The eruption around midday on Wednesday prompted the evacuation of the nearby fishing town of Grindavik as well as the Blue Lagoon thermal spa tourist attraction and the Svartsengi power plant, which supplies electricity and water to around 30,000 people on the peninsula.
"The beginning was very intense but it began slowing down after a few hours" and on Thursday lava was spewing "out of a few vents" in the 3.4-kilometre (2.1-mile) fissure, a natural hazards experts at the Icelandic Meteorological Office (IMO), Lovisa Gudmundsdottir, told AFP.
On Thursday, lava and smoke could still be seen pouring out of sections of the fissure that opened in the ground near Sundhnukagigar, north of Grindavik.
The lava was still flowing toward the town but was being held back by protective barriers built of earth and stone about a kilometre north of the town, a spokeswoman for the Department of Civil Protection and Emergency Management, Hjordis Gudmundsdottir, told AFP.

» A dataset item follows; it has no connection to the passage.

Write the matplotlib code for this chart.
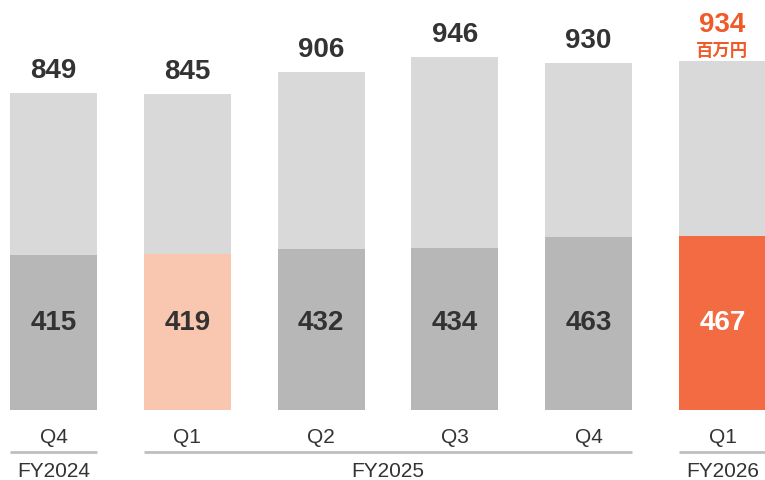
import matplotlib
matplotlib.use("Agg")
import matplotlib.pyplot as plt
import numpy as np

plt.rcParams["font.family"] = ["Liberation Sans", "Noto Sans CJK JP", "DejaVu Sans"]

quarters = ["Q4", "Q1", "Q2", "Q3", "Q4", "Q1"]
totals = [849, 845, 906, 946, 930, 934]
lower = [415, 419, 432, 434, 463, 467]
fiscal_years = ["FY2024", "FY2025", "FY2026"]
fy_spans = [(0, 0), (1, 4), (5, 5)]
unit_label = "百万円"

LIGHT = "#D9D9D9"
DARK = "#B7B7B7"
PALE_ORANGE = "#F9C6B0"
ORANGE = "#F26B43"
TEXT = "#333333"
ORANGE_TEXT = "#F05A28"

lower_colors = [DARK, PALE_ORANGE, DARK, DARK, DARK, ORANGE]
lower_text = [TEXT, TEXT, TEXT, TEXT, TEXT, "white"]

fig = plt.figure(figsize=(7.65, 4.8), dpi=100)
ax = fig.add_axes([0, 0, 1, 1])
x = np.arange(len(totals))
w = 0.65

ax.bar(x, totals, width=w, color=LIGHT, zorder=1)
ax.bar(x, lower, width=w, color=lower_colors, zorder=2)

for i in range(len(totals)):
    ax.text(x[i], 233, str(lower[i]), ha="center", va="center",
            fontsize=20, fontweight="bold", color=lower_text[i], zorder=3)
    ax.text(x[i], -74, quarters[i], ha="center", va="center",
            fontsize=15, color=TEXT)
    if i == len(totals) - 1:
        ax.text(x[i], totals[i] + 96, str(totals[i]), ha="center", va="center",
                fontsize=20, fontweight="bold", color=ORANGE_TEXT)
        ax.text(x[i], totals[i] + 28, unit_label, ha="center", va="center",
                fontsize=12.5, fontweight="bold", color=ORANGE_TEXT)
    else:
        ax.text(x[i], totals[i] + 59, str(totals[i]), ha="center", va="center",
                fontsize=20, fontweight="bold", color=TEXT)

# fiscal year brackets
for fy, (a, b) in zip(fiscal_years, fy_spans):
    ax.plot([x[a] - w / 2, x[b] + w / 2], [-113, -113], color="#BFBFBF", lw=2,
            solid_capstyle="butt")
    ax.text((x[a] + x[b]) / 2, -166, fy, ha="center", va="center",
            fontsize=15, color=TEXT)

ax.set_xlim(-0.40, 5.318)
ax.set_ylim(-187.5, 1098)
ax.axis("off")

fig.savefig("out.png", dpi=100)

"If we hadn't built the walls, Grindavik wouldn't be here today," she said, adding that the lava had covered two of the three roads into the town.
Police and emergency responders were in the town on Thursday checking the situation, she added.
The eruption was the fifth in six months on the Reykjanes peninsula, with volcanoes erupting in the region in December, January, February and March.
In the January eruption, lava flowed into Grindavik's streets, engulfing three homes on the edge of the town.
Most of the town's 4,000 residents had already evacuated in November, before the December eruption.
Until March 2021, the Reykjanes peninsula had not experienced an eruption for eight centuries.
That one was followed by others in August 2022 and in July and December 2023, leading volcanologists to believe the start of a new era of seismic activity in the region had begun.